A convent situated in a cave/grotto, where clergy members engage in flagellation as punishment, is one of many powerful scenes. It also proves to be a gore fest, encased in blood, flames, and blasphemy, among other things. Such scenes are reminiscent of those 1980s metal album covers, especially ones from black/death metal bands. On the other hand, I wish this movie had a longer runtime because the plot needed to be developed a bit further. Nonetheless, Alucarda delivers on keeping viewers completely entranced.
3. 976-Evil (1988)
Robert Englund had directed 976-Evil, a cheezy, worthwhile homage to demonic possession movies. Weird things start happening as soon as Spike (Patrick O’Bryan) calls the 976-Evil “horrorscope” hotline. Unfortunately, Spike’s socially awkward cousin, Hoax (Stephen Geoffreys), finds himself enraptured by the Satanic hotline, growing more powerful through each phone call.
Geoffreys deserve much praise for his transformation as a ruthless demon, rebelling against everything else he represented before (a scared, weak, and insecure Christian). Sandy Dennis also has a memorable turn as Hoax’s fanatical Christian mother who appears to be channeling 1980s televangelist Jimmy Swaggart.
I find it difficult to believe that 976-Evil received several poor reviews, considering it happens to be one of my favorites. I thought it was a solid directorial debut effort by Englund, to prove he would not remain boxed-in by portraying horror icon Freddy Krueger. The storyline garners attention, in terms of originality, thanks to writers Brian Helgeland and Rhet Topham. After all, there are not many movies where demonic possession takes place through a phone. Moreover, special effects makeup is incredible; it does not look ridiculous or fake.
2. The Brood (1979)
Director/writer David Cronenberg delivers his signature visceral imagery in the horror-psychological thriller The Brood. Frank Carveth (Art Hindle) claims his wife, Nola (Samantha Eggar) who is residing at a mental health facility, is physically abusing their daughter.
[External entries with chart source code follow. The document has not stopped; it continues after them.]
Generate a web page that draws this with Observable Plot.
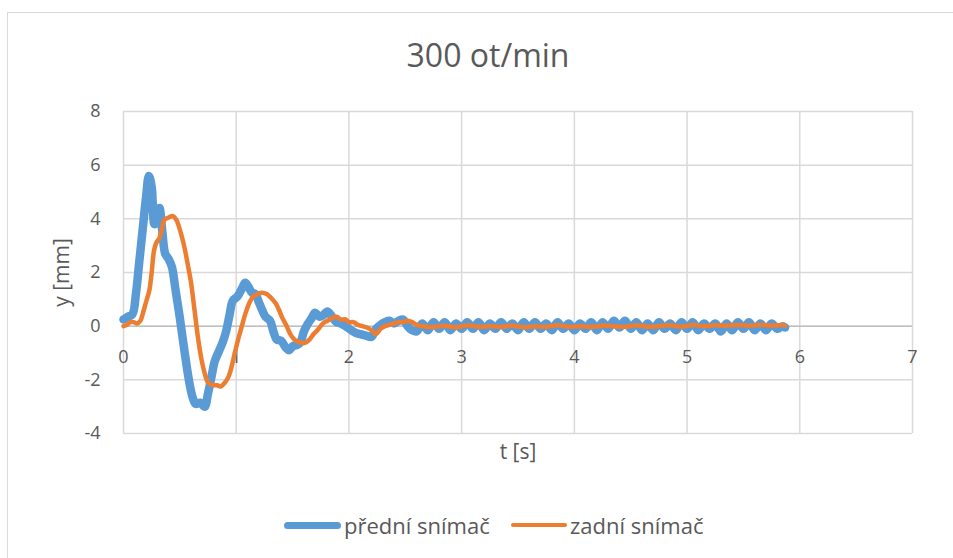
<!DOCTYPE html>
<html>
<head>
<meta charset="utf-8">
<script src="https://cdn.jsdelivr.net/npm/d3@7"></script>
<script src="https://cdn.jsdelivr.net/npm/@observablehq/plot@0.6"></script>
<style>
  html, body { margin: 0; padding: 0; background: #fff; }
  body { width: 953px; height: 558px; overflow: hidden; font-family: "Open Sans", sans-serif; }
  #frame { position: absolute; left: 7px; top: 12px; width: 960px; height: 560px;
           border-left: 1.5px solid #d9d9d9; border-top: 1.5px solid #d9d9d9; box-sizing: border-box; }
  #wrap { position: relative; width: 953px; height: 558px; }
  #title { position: absolute; left: 0; top: 33px; width: 976px; text-align: center;
           font-size: 32px; color: #595959; line-height: 44px; }
  #chart { position: absolute; left: 0; top: 90px; }
  #legend { position: absolute; left: 0; top: 510px; width: 953px; height: 30px; font-size: 22px; color: #595959; }
  .item { position: absolute; top: 0; display: flex; align-items: center; height: 30px; }
  .sw { display: inline-block; height: 0; margin-right: 3px; border-radius: 4px; }
</style>
</head>
<body>
<div id="wrap">
  <div id="frame"></div>
  <div id="title">300 ot/min</div>
  <div id="chart"></div>
  <div id="legend"></div>
</div>
<script>
// ---- data ----
const seriesNames = ["přední snímač", "zadní snímač"];
const seriesColors = ["#5b9bd5", "#ed7d31"];

const tFront = [0.00,0.04,0.08,0.11,0.14,0.17,0.20,0.225,0.25,0.275,0.30,0.32,0.345,0.37,0.40,0.43,0.46,0.50,0.54,0.58,
  0.61,0.64,0.68,0.72,0.75,0.78,0.81,0.85,0.88,0.91,0.94,0.97,1.01,1.05,1.08,1.11,1.14,1.17,1.20,1.23,
  1.26,1.30,1.33,1.36,1.40,1.44,1.47,1.50,1.54,1.57,1.60,1.63,1.67,1.70,1.74,1.77,1.81,1.85,1.89,1.93,
  1.97,2.02,2.06,2.10,2.15,2.20,2.24,2.28,2.32,2.36,2.40,2.44,2.48,2.52,2.56,2.60,
  2.65,2.70,2.75,2.80,2.85,2.90,2.95,3.00,3.05,3.10,3.15,3.20,3.25,3.30,3.35,3.40,3.45,3.50,3.55,3.60,
  3.65,3.70,3.75,3.80,3.85,3.90,3.95,4.00,4.05,4.10,4.15,4.20,4.25,4.30,4.35,4.40,4.45,4.50,4.55,4.60,
  4.65,4.70,4.75,4.80,4.85,4.90,4.95,5.00,5.05,5.10,5.15,5.20,5.25,5.30,5.35,5.40,5.45,5.50,5.55,5.60,
  5.65,5.70,5.75,5.80,5.85,5.87];
const yFront = [0.25,0.35,0.45,1.2,2.4,3.6,4.8,5.6,5.2,3.8,4.0,4.4,3.5,2.7,2.5,2.2,1.4,0.3,-0.9,-2.0,
  -2.6,-2.9,-2.85,-3.0,-2.5,-1.9,-1.3,-0.9,-0.6,-0.2,0.4,0.95,1.1,1.4,1.62,1.45,1.25,1.2,0.9,0.6,
  0.35,0.2,-0.2,-0.5,-0.55,-0.8,-0.9,-0.75,-0.7,-0.6,-0.2,0.05,0.3,0.5,0.35,0.4,0.55,0.35,0.15,0.1,
  0.0,-0.15,-0.25,-0.3,-0.35,-0.4,-0.1,0.05,0.15,0.2,0.1,0.2,0.25,0.0,-0.15,-0.2,
  0.1,-0.15,0.15,-0.1,0.15,-0.15,0.1,-0.1,0.15,-0.1,0.15,-0.15,0.1,-0.1,0.15,-0.1,0.1,-0.15,0.15,-0.1,
  0.15,-0.1,0.1,-0.15,0.15,-0.1,0.1,-0.15,0.1,-0.1,0.15,-0.15,0.15,-0.1,0.2,-0.05,0.2,-0.1,0.15,-0.15,
  0.1,-0.15,0.15,-0.1,0.1,-0.15,0.15,-0.1,0.15,-0.15,0.1,-0.1,0.1,-0.2,0.1,-0.15,0.15,-0.1,0.15,-0.15,
  0.1,-0.15,0.1,-0.1,0.0,-0.05];

const tRear = [0.00,0.03,0.06,0.09,0.12,0.15,0.17,0.20,0.23,0.25,0.27,0.29,0.32,0.34,0.36,0.40,0.44,0.47,0.50,0.54,
  0.57,0.60,0.63,0.66,0.69,0.72,0.75,0.79,0.83,0.86,0.90,0.93,0.96,0.99,1.02,1.05,1.08,1.12,1.15,1.19,
  1.23,1.27,1.31,1.35,1.38,1.41,1.45,1.48,1.52,1.56,1.61,1.65,1.68,1.72,1.77,1.81,1.85,1.89,1.93,1.97,
  2.00,2.04,2.08,2.12,2.16,2.20,2.24,2.28,2.32,2.36,2.40,2.44,2.48,2.52,2.56,2.60,2.65,
  2.75,2.85,2.95,3.05,3.15,3.25,3.35,3.45,3.55,3.65,3.75,3.85,3.95,4.05,4.15,4.25,4.35,4.45,4.55,4.65,
  4.75,4.85,4.95,5.05,5.15,5.25,5.35,5.45,5.55,5.65,5.75,5.85,5.87];
const yRear = [0.0,0.05,0.15,0.15,0.1,0.2,0.45,0.9,1.35,2.0,2.8,3.1,3.3,3.6,3.95,4.05,4.1,3.95,3.6,2.95,
  2.3,1.6,0.6,-0.4,-1.2,-1.75,-2.1,-2.2,-2.2,-2.25,-2.1,-1.9,-1.5,-0.95,-0.45,0.0,0.45,0.9,1.1,1.2,
  1.25,1.2,1.05,0.85,0.6,0.3,-0.02,-0.3,-0.52,-0.6,-0.62,-0.5,-0.33,-0.15,0.1,0.2,0.3,0.35,0.25,0.25,
  0.15,0.15,0.05,0.0,-0.05,-0.15,-0.3,-0.1,0.0,0.05,0.1,0.15,0.15,0.2,0.15,0.05,0.0,
  -0.03,0.02,-0.04,0.03,-0.02,0.0,-0.03,0.02,-0.04,0.0,-0.02,0.03,-0.02,0.0,-0.03,0.02,0.0,-0.02,0.03,-0.02,
  0.0,0.03,-0.02,0.04,0.0,0.03,0.02,0.04,0.02,0.05,0.02,0.04,0.02];

const xTicks = [0,1,2,3,4,5,6,7];
const yTicks = [-4,-2,0,2,4,6,8];
const xLabel = "t [s]";
const yLabel = "y [mm]";

// ---- build ----
const front = tFront.map((t, i) => ({t, v: yFront[i]}));
const rear = tRear.map((t, i) => ({t, v: yRear[i]}));
const txt = "#595959";

const plot = Plot.plot({
  width: 953,
  height: 390,
  marginLeft: 123,
  marginRight: 41,
  marginTop: 21,
  marginBottom: 47,
  style: {fontFamily: "'Open Sans', sans-serif", color: txt, background: "transparent", overflow: "visible"},
  x: {domain: [0, 7], axis: null},
  y: {domain: [-4, 8], axis: null},
  marks: [
    Plot.gridY(yTicks, {stroke: "#d9d9d9", strokeOpacity: 1, strokeWidth: 1.5}),
    Plot.gridX(xTicks, {stroke: "#d9d9d9", strokeOpacity: 1, strokeWidth: 1.5}),
    Plot.ruleY([0], {stroke: "#bfbfbf", strokeWidth: 1.5}),
    Plot.text(yTicks, {y: d => d, frameAnchor: "left", dx: -23, textAnchor: "end", fontSize: 18, fill: txt, text: d => String(d)}),
    Plot.text(xTicks, {x: d => d, y: 0, dy: 31, fontSize: 18, fill: txt, text: d => String(d)}),
    Plot.line(front, {x: "t", y: "v", stroke: seriesColors[0], strokeWidth: 8.5, strokeLinecap: "round", strokeLinejoin: "round", curve: "catmull-rom"}),
    Plot.line(rear, {x: "t", y: "v", stroke: seriesColors[1], strokeWidth: 4.5, strokeLinecap: "round", strokeLinejoin: "round", curve: "catmull-rom"}),
    Plot.text([xLabel], {frameAnchor: "bottom", dy: 25, fontSize: 21, fill: txt, text: d => d}),
    Plot.text([yLabel], {frameAnchor: "left", textAnchor: "middle", dx: -61, rotate: -90, fontSize: 21, fill: txt, text: d => d})
  ]
});
document.getElementById("chart").appendChild(plot);

// legend
const legend = document.getElementById("legend");
const lx = [284, 511];
const sw = [[57, 7.5], [56, 4.5]];
seriesNames.forEach((name, i) => {
  const item = document.createElement("div");
  item.className = "item";
  item.style.left = lx[i] + "px";
  const s = document.createElement("span");
  s.className = "sw";
  s.style.width = sw[i][0] + "px";
  s.style.borderTop = sw[i][1] + "px solid " + seriesColors[i];
  item.appendChild(s);
  item.appendChild(document.createTextNode(name));
  legend.appendChild(item);
});
</script>
</body>
</html>
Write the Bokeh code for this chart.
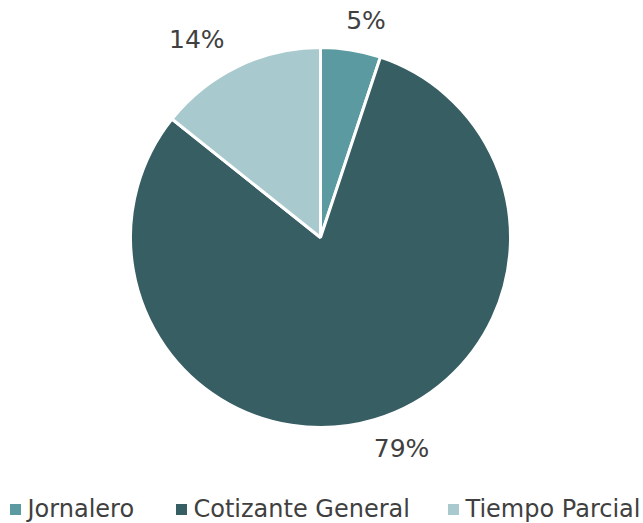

Meanwhile, people have fallen slain at the hands of feral, deformed children. A correlation does exist between Nola and these murderous children; however, it is not what you think.
Cronenberg assures you that mediocre acting and elements of cheeze have no place at the table. Oliver Reed commands the screen as the intense, mysterious psychologist Dr. Hal Raglan. Another noteworthy performance comes courtesy of Eggar for channeling a mentally disturbed mother longing to reconnect with her daughter while facing personal demons. The Brood is a fine representation of sheer horror in its awesomely repulsive, primal state.
1. Zombie (alternate title: Zombi 2) (1979)
Italian director Lucio Fulci’s Zombie (Zombi 2) dives into the deep by exploring the origin of the zombie, associated with voodoo practices from centuries before. Both Anne Bowles (Tisa Farrow) and journalist Peter West (Ian McCulloch) end up traveling to the Caribbean island of Mature, to investigate the sudden death of Dr. Bowles (Anne’s father). Exotic locale, accompanied by rhythmic drumbeats, mixed with eerie soundscapes, sets the tone for an island inhabited by flesh-hungry, rotting corpses.
Fulci received praise for presenting some of the most gruesome imagery to hit the screen from abroad; hence, the reason he was considered a master of gore cinema. In fact, some of the most terrifying zombies ingrained in my brain have come from his pure genius. Bear in mind, Zombie is not one of those cheezy horror flicks where you expect to find many laughs. This masterpiece embodies the whole idea of intending to keep its viewers scared through each moment.
On a final note, as a child, I did not care whether performance quality or special effects were realistic. I had enjoyed the fright factor element, which always truly mattered, regardless of production budget or effective storyline and character formations.